That’s the view of lawyers at one of the county’s largest law firms, whose clinical negligence team has seen heartbreaking cases of late cancer diagnosis which has led to death.
Lanyon Bowdler Solicitors has offices across the county and experts have welcomed the new National Institute for Health and Care Excellence (NICE) which allow for earlier diagnosis for those suffering with cancer.
Beth Harrison, solicitor in the clinical negligence team at the Shrewsbury office, said: “The team have sadly acted in numerous cases involving a delay in diagnosis of cancer and ending in tragedy.

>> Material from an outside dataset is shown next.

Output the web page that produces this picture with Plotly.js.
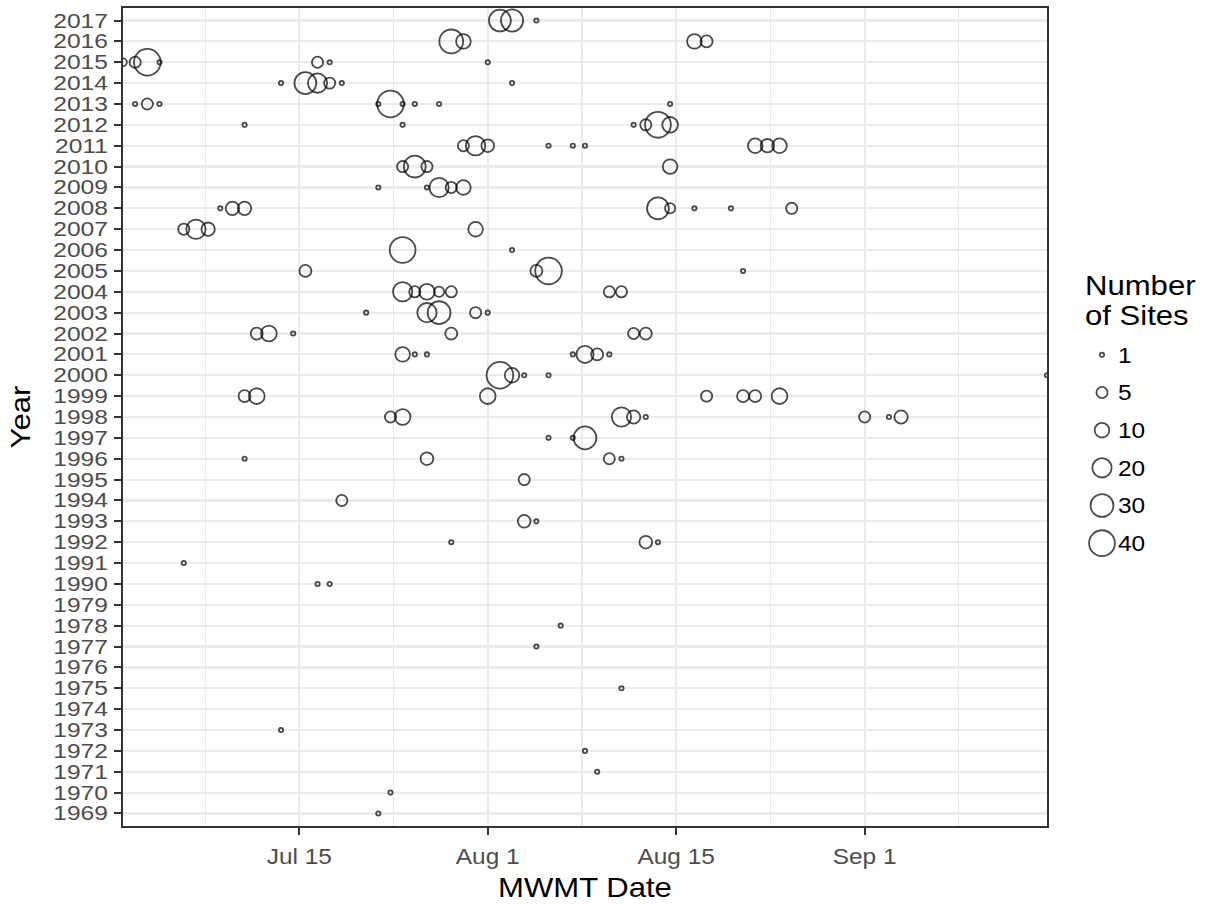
<!DOCTYPE html>
<html><head><meta charset="utf-8">
<script src="https://cdn.plot.ly/plotly-3.0.1.min.js"></script>
<style>html,body{margin:0;padding:0;background:#fff}#chart{width:1206px;height:904px}</style>
</head><body><div id="chart"></div>
<script>
// ---- data ----
const YEARS = ['1969','1970','1971','1972','1973','1974','1975','1976','1977','1978','1979',
  '1990','1991','1992','1993','1994','1995','1996','1997','1998','1999','2000','2001','2002',
  '2003','2004','2005','2006','2007','2008','2009','2010','2011','2012','2013','2014','2015','2016','2017'];
const X_TICK_DAYS = [197.5, 213, 228.5, 244];
const X_TICK_LABELS = ['Jul 15', 'Aug 1', 'Aug 15', 'Sep 1'];
const LEGEND_SITES = [1, 5, 10, 20, 30, 40];
const LEGEND_TITLE = ['Number', 'of Sites'];

// MWMT day-of-year and number of sites, one entry per year row
const rowYear = ['2017','2016','2015','2014','2013','2012','2011','2010','2009','2008','2007','2006',
  '2005','2004','2003','2002','2001','2000','1999','1998','1997','1996','1995','1994','1993','1992',
  '1991','1990','1978','1977','1975','1973','1972','1971','1970','1969'];
const rowDays = [
  [214,215,217],
  [210,211,230,231],
  [183,184,185,186,199,200,213],
  [196,198,199,200,201,215],
  [184,185,186,204,205,206,207,209,228],
  [193,206,225,226,227,228],
  [211,212,213,218,220,221,235,236,237],
  [206,207,208,228],
  [204,208,209,210,211],
  [191,192,193,227,228,230,233,238],
  [188,189,190,212],
  [206,215],
  [198,217,218,234],
  [206,207,208,209,210,223,224],
  [203,208,209,212,213],
  [194,195,197,210,225,226],
  [206,207,208,220,221,222,223],
  [214,215,216,218,259],
  [193,194,213,231,234,235,237],
  [205,206,224,225,226,244,246,247],
  [218,220,221],
  [193,208,223,224],
  [216],
  [201],
  [216,217],
  [210,226,227],
  [188],
  [199,200],
  [219],
  [217],
  [224],
  [196],
  [221],
  [222],
  [205],
  [204]
];
const rowSites = [
  [27,28,1],
  [33,10,10,6],
  [2,5,43,1,5,1,1],
  [1,27,20,5,1,1],
  [1,5,1,1,43,1,1,1,1],
  [1,1,1,5,40,12],
  [5,20,7,1,1,1,10,8,10],
  [5,27,5,10],
  [1,1,20,5,10],
  [1,8,8,27,4,1,1,5],
  [5,20,8,10],
  [40,1],
  [6,6,43,1],
  [20,5,12,4,5,5,5],
  [1,20,30,5,1],
  [6,12,1,6,5,6],
  [10,1,1,1,15,6,1],
  [43,10,1,1,1],
  [6,12,12,5,6,6,12],
  [5,12,20,8,1,5,1,8],
  [1,1,30],
  [1,7,5,1],
  [5],
  [5],
  [7,1],
  [1,7,1],
  [1],
  [1,1],
  [1],
  [1],
  [1],
  [1],
  [1],
  [1],
  [1],
  [1]
];

// ---- build ----
const px = [], py = [], pn = [];
rowYear.forEach((y, i) => {
  rowDays[i].forEach((d, j) => { px.push(d); py.push(y); pn.push(rowSites[i][j]); });
});

const LW = 1.8;
// ggplot-like area size scale: diameter in px
function diam(n) { return 5.5 + 21.5 * Math.sqrt(Math.max(0, n - 1) / 39) - 1.2; }

const W = 1206, H = 904, L = 123, R = 6, T = 8, B = 78;
const plotW = W - L - R, plotH = H - T - B;
const panelRight = 1047;
const toPX = p => (p - L) / plotW;
const toPY = p => (H - B - p) / plotH;

const minorDays = [];
for (let k = 0; k <= X_TICK_DAYS.length; k++) {
  const step = X_TICK_DAYS[1] - X_TICK_DAYS[0];
  minorDays.push(X_TICK_DAYS[0] - step / 2 + k * step);
}

const GRID = '#EBEBEB', DARK = '#333333', FONT = '"Liberation Sans", Arial, Helvetica, sans-serif';
const TICK_SIZE = 22, YTICK_SIZE = 20, TITLE_SIZE = 28;

const traces = [
  {
    type: 'scatter', mode: 'markers', x: px, y: py,
    marker: { symbol: 'circle', color: 'rgba(0,0,0,0)', size: pn.map(diam), line: { color: '#000', width: LW } },
    hoverinfo: 'skip', showlegend: false, xaxis: 'x', yaxis: 'y'
  },
  {
    type: 'scatter', mode: 'markers', x: LEGEND_SITES.map(() => 0), y: LEGEND_SITES.map(String),
    marker: { symbol: 'circle', color: 'rgba(0,0,0,0)', size: LEGEND_SITES.map(diam), line: { color: '#000', width: LW } },
    hoverinfo: 'skip', showlegend: false, xaxis: 'x2', yaxis: 'y2', cliponaxis: false
  }
];

const legTop = 336, legBottom = 562;

const layout = {
  width: W, height: H,
  margin: { l: L, r: R, t: T, b: B, pad: 0 },
  paper_bgcolor: '#fff', plot_bgcolor: '#fff',
  font: { family: FONT, color: '#000' },
  showlegend: false,
  xaxis: {
    domain: [0, toPX(panelRight)], range: [183, 259], type: 'linear',
    tickmode: 'array', tickvals: X_TICK_DAYS, ticktext: X_TICK_LABELS,
    ticks: 'outside', ticklen: 7, tickwidth: 2, tickcolor: DARK, ticklabelstandoff: 3,
    tickfont: { size: TICK_SIZE, color: '#4D4D4D', family: FONT },
    showgrid: true, gridcolor: GRID, gridwidth: 2.2,
    minor: { tickmode: 'array', tickvals: minorDays, showgrid: true, gridcolor: GRID, gridwidth: 1.1, ticks: '' },
    showline: true, linecolor: DARK, linewidth: 2, mirror: true, zeroline: false,
    title: { text: 'MWMT Date', font: { size: TITLE_SIZE, color: '#000', family: FONT }, standoff: 9 },
    fixedrange: true
  },
  yaxis: {
    type: 'category', categoryorder: 'array', categoryarray: YEARS,
    range: [-0.6, YEARS.length - 0.4],
    tickmode: 'array', tickvals: YEARS, ticktext: YEARS,
    ticks: 'outside', ticklen: 7, tickwidth: 2, tickcolor: DARK, ticklabelstandoff: 2,
    tickfont: { size: YTICK_SIZE, color: '#4D4D4D', family: FONT },
    showgrid: true, gridcolor: GRID, gridwidth: 2.2,
    showline: true, linecolor: DARK, linewidth: 2, mirror: true, zeroline: false,
    title: { text: 'Year', font: { size: TITLE_SIZE, color: '#000', family: FONT }, standoff: 25 },
    fixedrange: true
  },
  xaxis2: {
    domain: [toPX(1089), toPX(1115)], range: [-1, 1], anchor: 'y2',
    visible: false, fixedrange: true
  },
  yaxis2: {
    domain: [toPY(legBottom), toPY(legTop)], anchor: 'x2', side: 'right',
    type: 'category', categoryorder: 'array', categoryarray: LEGEND_SITES.map(String).reverse(),
    range: [-0.5, LEGEND_SITES.length - 0.5],
    showgrid: false, zeroline: false, showline: false, ticks: '', ticklabelstandoff: 2,
    tickfont: { size: TICK_SIZE, color: '#000', family: FONT },
    fixedrange: true
  },
  annotations: LEGEND_TITLE.map((line, i) => ({
    xref: 'paper', yref: 'paper', x: toPX(1083), y: toPY(285 + i * 31),
    xanchor: 'left', yanchor: 'middle', align: 'left', showarrow: false,
    text: line, font: { size: TITLE_SIZE, color: '#000', family: FONT }
  }))
};

// The reference lettering is a slightly wide Helvetica: widen glyphs a little
function widenText(gd) {
  gd.querySelectorAll('svg text').forEach(t => {
    const factor = t.closest('.ytick') ? 1.23 : 1.11;
    const lines = t.querySelectorAll('tspan.line');
    const targets = lines.length ? Array.from(lines) : [t];
    targets.forEach(el => {
      const len = el.getComputedTextLength();
      if (len > 0) {
        el.setAttribute('textLength', (len * factor).toFixed(2));
        el.setAttribute('lengthAdjust', 'spacingAndGlyphs');
      }
    });
  });
}

Plotly.newPlot('chart', traces, layout, { staticPlot: true, displayModeBar: false })
  .then(gd => widenText(gd));
</script>
</body></html>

“A case that touched the heart of all the team involved a young mother of four children, who tragically died of metastatic breast cancer as a result of a 12-month delay in diagnosing her when she first presented with a lump in her breast.
“With proper assessment, appropriate diagnosis and treatment her untimely death would have been avoided.”
The new NICE guidelines encourage GPs to consider cancer as a possible diagnosis much sooner and lower the threshold for people having these important tests to make the diagnosis and ensure early treatment.
Under the guidelines, GPs will be able to order certain tests directly, avoiding the need for referral to a specialist which can cause considerable delay.
Another case that lawyers at Lanyon Bowdler have dealt with raised an important issue regarding the appearance of blood in urine, especially for post-menopausal women.
Beth said: “Even as a one-off, blood in urine can be an indication of cancer.
“However, it can come and go and is sometimes not visible to the naked eye. In this case, a post-menopausal woman complained to her GP of blood in her urine.
“Unfortunately, her GP did not investigate and exclude the most serious potential cause, notably cancer.
“The GP apparently didn’t appreciate the significance of the symptoms. Instead she was treated for a minor ailment called vaginitis. Sadly this lady died of endometrial cancer.
“Evidence was obtained that she would have survived if her GP had referred her when she first presented to him.
“Cases like these really highlight the need for early investigation and a high index of suspicion. Both of these people would almost certainly still be alive today.”
There are more than 300,000 new cases of cancer diagnosed each year in the UK and research shows one in three people will develop cancer in their lifetime.
More than 160,000 people die from cancer each year in the UK, of which thousands are due to a delay in diagnosing cancer.
Beth added: “It is hoped that these new guidelines will speed up patients’ access to treatment and ultimately save lives.”